Pier Paolo Pasolini – Il Decameron (1971)


Pasolini’s ‘Decameron’ at the Film Festival

Pier Paolo Pasolini, the Italian director, has always been something of a puzzle for American critics, not simply because we have to reconcile his announced Marxism with what appears to be a kind of reformed Christianity (as reflected by the neo-realistic “The Gospel According to St. Matthew,” as well as by the austerely allegorical “Teorema”), but because he forces us to keep shifting critical gears. No three Pasolinis are ever quite alike. At best, they come in pairs, like “Oedipus Rex” and “Medea,” neither of which have yet been released here.

There is, however, a peculiar kind of romanticism throughout all of his films. It is a middle-class romanticism that idealizes the spiritual and emotional freedom that Pasolini sees in what we used to call The Common Man, who, in slightly more straightforward, class-conscious Europe, is still The Peasant. As if he were some medieval maiden locked in a tower, Pasolini seems to long for the freedom to do what the simple folk do, which, to Pasolini, evokes sexual liberation as much as anything else.

In none of his films has this been more apparent than in his marvelous new work, “The Decameron,” which is as close to being uninhibited and joyful as anything he’s ever done.

Taking 10 tales out of the 100 in Boccaccio’s “Decameron,” Pasolini has created one of the most beautiful, turbulent and uproarious panoramas of early Renaissance life ever put on film. It is also one of the most obscene, if obscene defines something that is offensive to ordinary concepts of chastity, delicacy and decency, although I’d hardly call the film offensive to morals.

Pasolini’s “Decameron” is faithful to the original texts, but it is not Boccaccio’s. This is not because Pasolini has dispensed with Boccaccio’s frame, which has seven women and three men, refugees from the plague that settled on Florence in 1348, each tell one story a day for the 10 days they are marooned in country villa. Pasolini uses no frame except a single setting, Naples, where the stories grow one out of the other as do the scenes in a frieze.

Rather, the difference between the two works has to do with the difference between the two works has to the delicate euphemisms of Boccaccio’s storytellers become the blunt unequivocal images of filmed reality. The difference also has to do with Pasolini’s conscious recreation of a world that is as strange and bizarre as that of the pre-Christian “Fellini Satyricon,” which Pasolini’s film recalls by its pagan beauty, and by its concern with life as art, if not by its comic temperament.

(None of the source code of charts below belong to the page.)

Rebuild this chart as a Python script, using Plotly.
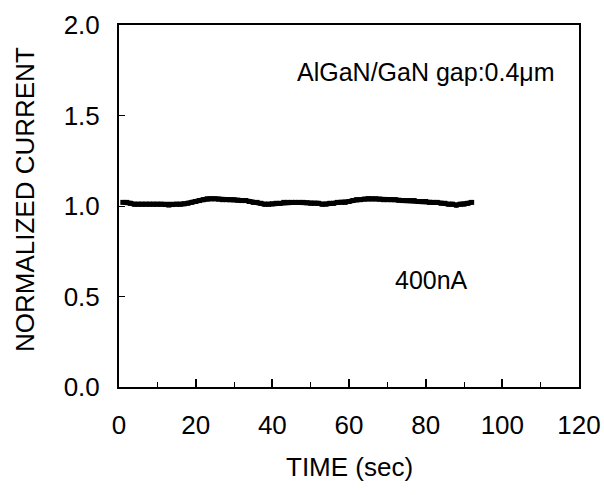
import plotly.graph_objects as go

# Normalized current vs time at 400 nA bias
time_s = list(range(1, 93))
current_norm = [
    1.02, 1.02, 1.015, 1.01, 1.01, 1.01, 1.01, 1.01, 1.01, 1.01,
    1.01, 1.008, 1.005, 1.008, 1.01, 1.01, 1.012, 1.015, 1.02, 1.025,
    1.03, 1.035, 1.04, 1.04, 1.04, 1.038, 1.035, 1.035, 1.035, 1.035,
    1.032, 1.03, 1.03, 1.025, 1.02, 1.02, 1.015, 1.01, 1.01, 1.012,
    1.015, 1.015, 1.02, 1.02, 1.02, 1.02, 1.02, 1.02, 1.018, 1.015,
    1.015, 1.015, 1.01, 1.01, 1.015, 1.015, 1.02, 1.02, 1.02, 1.025,
    1.03, 1.035, 1.035, 1.038, 1.04, 1.04, 1.04, 1.038, 1.035, 1.035,
    1.035, 1.035, 1.032, 1.03, 1.03, 1.03, 1.03, 1.025, 1.025, 1.025,
    1.02, 1.02, 1.02, 1.015, 1.015, 1.01, 1.01, 1.005, 1.01, 1.01,
    1.015, 1.02,
]

x_ticks = [0, 20, 40, 60, 80, 100, 120]
y_ticks = [0.0, 0.5, 1.0, 1.5, 2.0]

FONT = "Liberation Sans, Arial, Helvetica, sans-serif"

fig = go.Figure()
fig.add_trace(go.Scatter(
    x=time_s, y=current_norm,
    mode="lines+markers",
    line=dict(color="black", width=5),
    marker=dict(symbol="square", size=5, color="black"),
    showlegend=False,
))

fig.add_annotation(x=114.2, y=1.74, xref="x", yref="y", xanchor="right",
                   text="AlGaN/GaN gap:0.4\u03bcm", showarrow=False,
                   font=dict(family=FONT, size=25, color="black"))
fig.add_annotation(x=81.5, y=0.59, xref="x", yref="y", xanchor="center",
                   text="400nA", showarrow=False,
                   font=dict(family=FONT, size=25, color="black"))

# Axis titles
fig.add_annotation(x=0.5, y=-0.221, xref="paper", yref="paper",
                   xanchor="center", yanchor="middle", showarrow=False,
                   text="TIME (sec)",
                   font=dict(family=FONT, size=26, color="black"))
fig.add_annotation(x=-0.204, y=0.517, xref="paper", yref="paper",
                   xanchor="center", yanchor="middle", showarrow=False,
                   text="NORMALIZED CURRENT", textangle=-90,
                   font=dict(family=FONT, size=26, color="black"))

fig.update_xaxes(
    range=[0, 120], tickvals=x_ticks, ticktext=[str(v) for v in x_ticks],
    ticks="inside", ticklen=8, tickwidth=1.5, tickcolor="black",
    minor=dict(dtick=10, ticks="inside", ticklen=5, tickwidth=1, tickcolor="black"),
    showline=True, linecolor="black", linewidth=2, mirror=True,
    showgrid=False, zeroline=False, automargin=False,
    ticklabelstandoff=14,
    tickfont=dict(family=FONT, size=26, color="black"),
)
fig.update_yaxes(
    range=[0, 2], tickvals=y_ticks, ticktext=[f"{v:.1f}" for v in y_ticks],
    ticks="inside", ticklen=6, tickwidth=1, tickcolor="black",
    showline=True, linecolor="black", linewidth=2, mirror=True,
    showgrid=False, zeroline=False, automargin=False,
    ticklabelstandoff=12,
    tickfont=dict(family=FONT, size=26, color="black"),
)

fig.update_layout(
    width=604, height=495,
    margin=dict(l=119, r=25, t=25, b=108),
    paper_bgcolor="white", plot_bgcolor="white",
)

fig.write_html("out.html")
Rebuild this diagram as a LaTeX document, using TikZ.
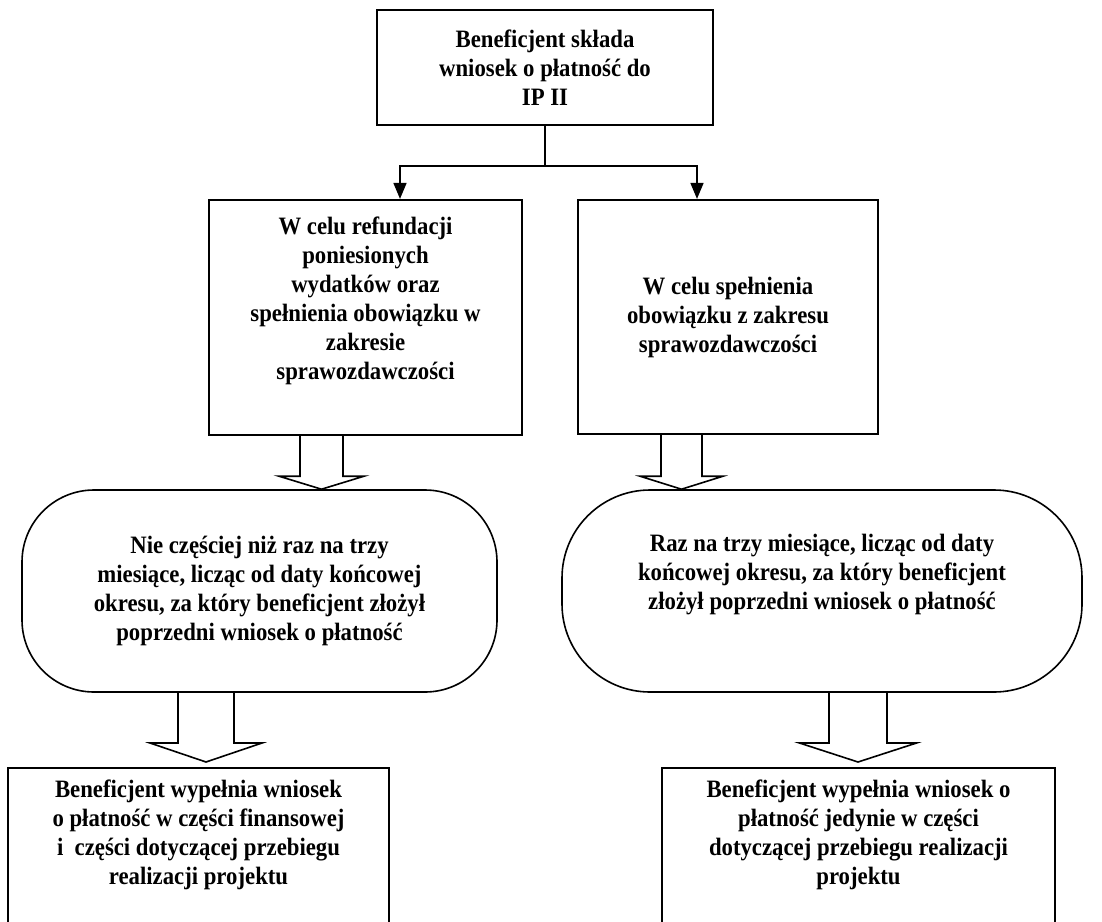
\documentclass[tikz,border=0pt]{standalone}
\usepackage{fontspec}
\setmainfont{Liberation Serif}[FakeStretch=0.91]
\usetikzlibrary{calc,arrows.meta}

\tikzset{
  box/.style={draw,line width=1.1pt,align=center,inner sep=2pt,font=\bfseries\fontsize{12.5}{14.5}\selectfont},
  oval/.style={box,line width=0.8pt,rounded corners=36pt},
  conn/.style={line width=0.8pt},
  hollow/.style={line width=0.8pt,line join=miter}
}

% hollow block arrow: source, target, x offset, half shaft, half head, head length, gap
\newcommand{\fatarrow}[7]{%
  \coordinate (fa-s) at ($(#1.south)+(#3,0)$);
  \coordinate (fa-t0) at (fa-s |- #2.north);
  \coordinate (fa-t) at ($(fa-t0)+(0,-#7)$);
  \draw[hollow] ($(fa-s)+(-#4,0)$) -- ($(fa-t)+(-#4,-#6)$) -- ($(fa-t)+(-#5,-#6)$)
    -- (fa-t) -- ($(fa-t)+(#5,-#6)$) -- ($(fa-t)+(#4,-#6)$) -- ($(fa-s)+(#4,0)$);
}

\begin{document}
\begin{tikzpicture}[x=0.5pt,y=-0.5pt]
\useasboundingbox (0,0) rectangle (1102,921);
\clip (0,0) rectangle (1102,921);

\node [box,minimum width=168pt,minimum height=57.5pt] at (545,67.5) (top)
  {Beneficjent składa\\wniosek o płatność do\\IP II};

\node [box,minimum width=156.5pt,minimum height=117.5pt] at (365.5,317.5) (ml)
  {W celu refundacji\\poniesionych\\wydatków oraz\\spełnienia obowiązku w\\zakresie\\sprawozdawczości\\\strut};

\node [box,minimum width=150pt,minimum height=117pt] at (728,317) (mr)
  {W celu spełnienia\\obowiązku z zakresu\\sprawozdawczości};

\node [oval,minimum width=237.5pt,minimum height=101pt] at (259.5,591) (rl)
  {Nie częściej niż raz na trzy\\miesiące, licząc od daty końcowej\\okresu, za który beneficjent złożył\\poprzedni wniosek o płatność};

\node [oval,rounded corners=44pt,minimum width=260pt,minimum height=101pt] at (822,591) (rr)
  {Raz na trzy miesiące, licząc od daty\\końcowej okresu, za który beneficjent\\złożył poprzedni wniosek o płatność\\\strut};

\node [box,anchor=north,minimum width=190.5pt,minimum height=97pt] at (198.5,767) (bl)
  {Beneficjent wypełnia wniosek\\o płatność w części finansowej\\i~ części dotyczącej przebiegu\\realizacji projektu\\\strut\\\strut};

\node [box,anchor=north,minimum width=196.5pt,minimum height=97pt] at (858.5,767) (br)
  {Beneficjent wypełnia wniosek o\\płatność jedynie w części\\dotyczącej przebiegu realizacji\\projektu\\\strut\\\strut};

\draw [conn] (top.south) -- ++(0,40) coordinate (split);
\draw [conn,-{Triangle[length=8pt,width=6.5pt]}] (split) -| ($(ml.north)+(34.5,0)$);
\draw [conn,-{Triangle[length=8pt,width=6.5pt]}] (split) -| ($(mr.north)+(-31,0)$);

\fatarrow{ml}{rl}{-44}{21.5}{42.5}{13}{0}
\fatarrow{mr}{rr}{-46.5}{20.5}{41.5}{13}{0}
\fatarrow{rl}{bl}{-53.5}{28}{56}{19}{5}
\fatarrow{rr}{br}{36}{29}{58.5}{19}{5}
\end{tikzpicture}
\end{document}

In his “Satyricon,” Fellini contented himself by playing God, the artist, off screen. Pasolini is not quite so modest. About halfway through “The Decameron” he himself shows up as Giotto, one of the founding fathers of the Renaissance. Thereafter we see him periodically, surrounded by his students, at work on a giant fresco, the holy faces of which are those of the thieves, whores, merchants, nuns, friars, rubes, deceived husband and not-so-virginal lovers, whose stories we’ve been watching.

When his work is finally completed, Giotto is spent, drained, empty of feeling. “Why produce a work of art,” he says to himself, “when it’s so nice to dream about it?”

Pasolini’s dream is composed of the tales he tells us, takes as its theme a frenzied Giotto nightmare, in which the artist’s religious visions are overwhelmed by the more attractive visions of a pagan orgy.

With the exception of Franco Citti, Ninetto Davoli and Silvana Mangano (who appears in an unbilled cameo), the cast is mostly composed of amateurs, for Pasolini, like Giotto, is fascinated by the truth of unprepared faces. They are all either extraordinarily beautiful or extraordinarily ugly, as if they were different classes of beings. There is, however, something about their awkwardness and self-consciousness that gives a special dimension of truth to the film itself.

I must say that, at the beginning of the movie, I feared we were in for another one of Franco Zefferelli’s rather fruitily lush, medieval window displays. However, because Pasolini is a sterner poet than Zefferelli, “The Decameron” becomes an epic, instead of just another unruly and inverted fashion show.

The film, which was shown last night at the New York Film Festival at the Vivian Beaumont Theater, will be released commercially later in the year.